Stated problem. Transcribe all records exactly.
========
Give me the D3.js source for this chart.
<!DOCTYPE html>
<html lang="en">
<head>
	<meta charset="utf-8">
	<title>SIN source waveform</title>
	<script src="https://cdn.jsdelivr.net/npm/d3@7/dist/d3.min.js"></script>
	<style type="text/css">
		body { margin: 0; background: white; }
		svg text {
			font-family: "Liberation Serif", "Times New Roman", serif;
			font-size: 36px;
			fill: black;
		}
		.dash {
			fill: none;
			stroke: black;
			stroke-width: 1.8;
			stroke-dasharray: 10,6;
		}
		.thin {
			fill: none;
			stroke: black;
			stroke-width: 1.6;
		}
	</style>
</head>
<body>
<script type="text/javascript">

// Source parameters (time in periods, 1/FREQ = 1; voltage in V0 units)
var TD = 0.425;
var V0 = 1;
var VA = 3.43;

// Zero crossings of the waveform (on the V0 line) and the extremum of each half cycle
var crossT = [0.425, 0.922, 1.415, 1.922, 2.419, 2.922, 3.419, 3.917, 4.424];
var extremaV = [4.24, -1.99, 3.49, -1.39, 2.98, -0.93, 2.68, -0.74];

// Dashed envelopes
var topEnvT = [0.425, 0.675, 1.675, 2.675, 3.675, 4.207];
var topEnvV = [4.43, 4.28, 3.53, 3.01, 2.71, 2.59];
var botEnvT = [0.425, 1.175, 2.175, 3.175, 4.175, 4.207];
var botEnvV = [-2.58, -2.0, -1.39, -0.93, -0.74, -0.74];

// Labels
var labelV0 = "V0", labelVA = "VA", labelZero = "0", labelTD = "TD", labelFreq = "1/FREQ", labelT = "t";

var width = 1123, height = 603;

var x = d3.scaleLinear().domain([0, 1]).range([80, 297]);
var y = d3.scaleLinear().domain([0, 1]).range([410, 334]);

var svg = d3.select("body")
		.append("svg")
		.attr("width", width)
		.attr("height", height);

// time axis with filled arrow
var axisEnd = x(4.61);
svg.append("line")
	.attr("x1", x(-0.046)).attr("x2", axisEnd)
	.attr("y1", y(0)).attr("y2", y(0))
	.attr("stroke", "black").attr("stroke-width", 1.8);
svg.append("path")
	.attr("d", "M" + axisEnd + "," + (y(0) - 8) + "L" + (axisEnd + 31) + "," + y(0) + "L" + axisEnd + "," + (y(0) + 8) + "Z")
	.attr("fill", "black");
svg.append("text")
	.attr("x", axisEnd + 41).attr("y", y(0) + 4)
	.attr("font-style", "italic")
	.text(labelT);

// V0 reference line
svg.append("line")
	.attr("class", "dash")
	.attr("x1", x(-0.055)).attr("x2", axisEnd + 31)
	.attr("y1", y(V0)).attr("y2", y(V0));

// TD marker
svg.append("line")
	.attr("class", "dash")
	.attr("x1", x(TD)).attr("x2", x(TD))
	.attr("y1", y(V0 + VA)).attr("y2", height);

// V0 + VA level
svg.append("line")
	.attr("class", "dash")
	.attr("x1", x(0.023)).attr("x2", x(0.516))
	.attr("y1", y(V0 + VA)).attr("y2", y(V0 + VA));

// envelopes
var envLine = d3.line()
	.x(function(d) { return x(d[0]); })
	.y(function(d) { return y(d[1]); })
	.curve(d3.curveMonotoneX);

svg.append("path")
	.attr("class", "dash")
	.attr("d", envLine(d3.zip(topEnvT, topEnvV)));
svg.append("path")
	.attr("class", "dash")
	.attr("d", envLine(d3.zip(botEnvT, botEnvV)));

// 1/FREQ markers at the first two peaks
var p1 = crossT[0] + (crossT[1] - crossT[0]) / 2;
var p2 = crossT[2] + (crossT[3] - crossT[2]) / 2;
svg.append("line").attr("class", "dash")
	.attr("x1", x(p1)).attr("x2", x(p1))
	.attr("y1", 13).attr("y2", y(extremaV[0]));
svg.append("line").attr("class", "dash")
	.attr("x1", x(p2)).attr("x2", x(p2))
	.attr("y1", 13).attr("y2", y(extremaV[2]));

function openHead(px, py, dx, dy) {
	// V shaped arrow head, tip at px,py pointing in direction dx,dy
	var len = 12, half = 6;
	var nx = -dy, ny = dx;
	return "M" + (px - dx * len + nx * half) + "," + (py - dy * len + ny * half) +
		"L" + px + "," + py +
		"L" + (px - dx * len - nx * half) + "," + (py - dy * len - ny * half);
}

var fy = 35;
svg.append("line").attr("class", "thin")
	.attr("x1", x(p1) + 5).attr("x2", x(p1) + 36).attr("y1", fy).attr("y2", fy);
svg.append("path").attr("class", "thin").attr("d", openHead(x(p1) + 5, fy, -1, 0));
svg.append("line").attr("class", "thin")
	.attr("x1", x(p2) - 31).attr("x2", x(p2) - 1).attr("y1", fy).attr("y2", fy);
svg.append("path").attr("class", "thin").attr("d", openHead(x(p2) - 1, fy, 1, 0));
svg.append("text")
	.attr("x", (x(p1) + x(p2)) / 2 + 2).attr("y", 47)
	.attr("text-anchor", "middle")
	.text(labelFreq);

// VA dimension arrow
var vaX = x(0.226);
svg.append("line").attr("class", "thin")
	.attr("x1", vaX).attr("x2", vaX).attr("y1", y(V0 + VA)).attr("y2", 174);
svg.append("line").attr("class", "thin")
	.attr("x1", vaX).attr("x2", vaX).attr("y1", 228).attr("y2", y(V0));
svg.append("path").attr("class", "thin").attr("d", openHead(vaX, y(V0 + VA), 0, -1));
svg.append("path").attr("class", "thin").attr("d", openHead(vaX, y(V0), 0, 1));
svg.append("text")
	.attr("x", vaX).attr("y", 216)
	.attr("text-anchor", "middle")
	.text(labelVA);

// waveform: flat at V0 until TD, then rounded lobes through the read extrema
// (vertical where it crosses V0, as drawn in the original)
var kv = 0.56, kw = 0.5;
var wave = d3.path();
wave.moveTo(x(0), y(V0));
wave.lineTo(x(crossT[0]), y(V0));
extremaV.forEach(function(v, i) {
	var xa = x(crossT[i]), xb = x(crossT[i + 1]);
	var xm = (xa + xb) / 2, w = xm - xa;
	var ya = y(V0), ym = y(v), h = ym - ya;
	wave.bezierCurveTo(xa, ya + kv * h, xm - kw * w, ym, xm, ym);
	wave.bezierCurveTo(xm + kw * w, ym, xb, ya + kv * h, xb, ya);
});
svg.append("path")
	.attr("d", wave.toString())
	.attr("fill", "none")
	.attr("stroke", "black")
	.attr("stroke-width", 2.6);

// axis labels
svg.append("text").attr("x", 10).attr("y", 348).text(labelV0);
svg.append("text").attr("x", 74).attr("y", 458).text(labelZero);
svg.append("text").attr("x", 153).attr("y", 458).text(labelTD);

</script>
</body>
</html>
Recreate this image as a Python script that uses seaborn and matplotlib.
========
Expected answer.
Give me the D3.js source for this chart.
<!DOCTYPE html>
<html lang="en">
<head>
	<meta charset="utf-8">
	<title>SIN source waveform</title>
	<script src="https://cdn.jsdelivr.net/npm/d3@7/dist/d3.min.js"></script>
	<style type="text/css">
		body { margin: 0; background: white; }
		svg text {
			font-family: "Liberation Serif", "Times New Roman", serif;
			font-size: 36px;
			fill: black;
		}
		.dash {
			fill: none;
			stroke: black;
			stroke-width: 1.8;
			stroke-dasharray: 10,6;
		}
		.thin {
			fill: none;
			stroke: black;
			stroke-width: 1.6;
		}
	</style>
</head>
<body>
<script type="text/javascript">

// Source parameters (time in periods, 1/FREQ = 1; voltage in V0 units)
var TD = 0.425;
var V0 = 1;
var VA = 3.43;

// Zero crossings of the waveform (on the V0 line) and the extremum of each half cycle
var crossT = [0.425, 0.922, 1.415, 1.922, 2.419, 2.922, 3.419, 3.917, 4.424];
var extremaV = [4.24, -1.99, 3.49, -1.39, 2.98, -0.93, 2.68, -0.74];

// Dashed envelopes
var topEnvT = [0.425, 0.675, 1.675, 2.675, 3.675, 4.207];
var topEnvV = [4.43, 4.28, 3.53, 3.01, 2.71, 2.59];
var botEnvT = [0.425, 1.175, 2.175, 3.175, 4.175, 4.207];
var botEnvV = [-2.58, -2.0, -1.39, -0.93, -0.74, -0.74];

// Labels
var labelV0 = "V0", labelVA = "VA", labelZero = "0", labelTD = "TD", labelFreq = "1/FREQ", labelT = "t";

var width = 1123, height = 603;

var x = d3.scaleLinear().domain([0, 1]).range([80, 297]);
var y = d3.scaleLinear().domain([0, 1]).range([410, 334]);

var svg = d3.select("body")
		.append("svg")
		.attr("width", width)
		.attr("height", height);

// time axis with filled arrow
var axisEnd = x(4.61);
svg.append("line")
	.attr("x1", x(-0.046)).attr("x2", axisEnd)
	.attr("y1", y(0)).attr("y2", y(0))
	.attr("stroke", "black").attr("stroke-width", 1.8);
svg.append("path")
	.attr("d", "M" + axisEnd + "," + (y(0) - 8) + "L" + (axisEnd + 31) + "," + y(0) + "L" + axisEnd + "," + (y(0) + 8) + "Z")
	.attr("fill", "black");
svg.append("text")
	.attr("x", axisEnd + 41).attr("y", y(0) + 4)
	.attr("font-style", "italic")
	.text(labelT);

// V0 reference line
svg.append("line")
	.attr("class", "dash")
	.attr("x1", x(-0.055)).attr("x2", axisEnd + 31)
	.attr("y1", y(V0)).attr("y2", y(V0));

// TD marker
svg.append("line")
	.attr("class", "dash")
	.attr("x1", x(TD)).attr("x2", x(TD))
	.attr("y1", y(V0 + VA)).attr("y2", height);

// V0 + VA level
svg.append("line")
	.attr("class", "dash")
	.attr("x1", x(0.023)).attr("x2", x(0.516))
	.attr("y1", y(V0 + VA)).attr("y2", y(V0 + VA));

// envelopes
var envLine = d3.line()
	.x(function(d) { return x(d[0]); })
	.y(function(d) { return y(d[1]); })
	.curve(d3.curveMonotoneX);

svg.append("path")
	.attr("class", "dash")
	.attr("d", envLine(d3.zip(topEnvT, topEnvV)));
svg.append("path")
	.attr("class", "dash")
	.attr("d", envLine(d3.zip(botEnvT, botEnvV)));

// 1/FREQ markers at the first two peaks
var p1 = crossT[0] + (crossT[1] - crossT[0]) / 2;
var p2 = crossT[2] + (crossT[3] - crossT[2]) / 2;
svg.append("line").attr("class", "dash")
	.attr("x1", x(p1)).attr("x2", x(p1))
	.attr("y1", 13).attr("y2", y(extremaV[0]));
svg.append("line").attr("class", "dash")
	.attr("x1", x(p2)).attr("x2", x(p2))
	.attr("y1", 13).attr("y2", y(extremaV[2]));

function openHead(px, py, dx, dy) {
	// V shaped arrow head, tip at px,py pointing in direction dx,dy
	var len = 12, half = 6;
	var nx = -dy, ny = dx;
	return "M" + (px - dx * len + nx * half) + "," + (py - dy * len + ny * half) +
		"L" + px + "," + py +
		"L" + (px - dx * len - nx * half) + "," + (py - dy * len - ny * half);
}

var fy = 35;
svg.append("line").attr("class", "thin")
	.attr("x1", x(p1) + 5).attr("x2", x(p1) + 36).attr("y1", fy).attr("y2", fy);
svg.append("path").attr("class", "thin").attr("d", openHead(x(p1) + 5, fy, -1, 0));
svg.append("line").attr("class", "thin")
	.attr("x1", x(p2) - 31).attr("x2", x(p2) - 1).attr("y1", fy).attr("y2", fy);
svg.append("path").attr("class", "thin").attr("d", openHead(x(p2) - 1, fy, 1, 0));
svg.append("text")
	.attr("x", (x(p1) + x(p2)) / 2 + 2).attr("y", 47)
	.attr("text-anchor", "middle")
	.text(labelFreq);

// VA dimension arrow
var vaX = x(0.226);
svg.append("line").attr("class", "thin")
	.attr("x1", vaX).attr("x2", vaX).attr("y1", y(V0 + VA)).attr("y2", 174);
svg.append("line").attr("class", "thin")
	.attr("x1", vaX).attr("x2", vaX).attr("y1", 228).attr("y2", y(V0));
svg.append("path").attr("class", "thin").attr("d", openHead(vaX, y(V0 + VA), 0, -1));
svg.append("path").attr("class", "thin").attr("d", openHead(vaX, y(V0), 0, 1));
svg.append("text")
	.attr("x", vaX).attr("y", 216)
	.attr("text-anchor", "middle")
	.text(labelVA);

// waveform: flat at V0 until TD, then rounded lobes through the read extrema
// (vertical where it crosses V0, as drawn in the original)
var kv = 0.56, kw = 0.5;
var wave = d3.path();
wave.moveTo(x(0), y(V0));
wave.lineTo(x(crossT[0]), y(V0));
extremaV.forEach(function(v, i) {
	var xa = x(crossT[i]), xb = x(crossT[i + 1]);
	var xm = (xa + xb) / 2, w = xm - xa;
	var ya = y(V0), ym = y(v), h = ym - ya;
	wave.bezierCurveTo(xa, ya + kv * h, xm - kw * w, ym, xm, ym);
	wave.bezierCurveTo(xm + kw * w, ym, xb, ya + kv * h, xb, ya);
});
svg.append("path")
	.attr("d", wave.toString())
	.attr("fill", "none")
	.attr("stroke", "black")
	.attr("stroke-width", 2.6);

// axis labels
svg.append("text").attr("x", 10).attr("y", 348).text(labelV0);
svg.append("text").attr("x", 74).attr("y", 458).text(labelZero);
svg.append("text").attr("x", 153).attr("y", 458).text(labelTD);

</script>
</body>
</html>
Recreate this image as a Python script that uses seaborn and matplotlib.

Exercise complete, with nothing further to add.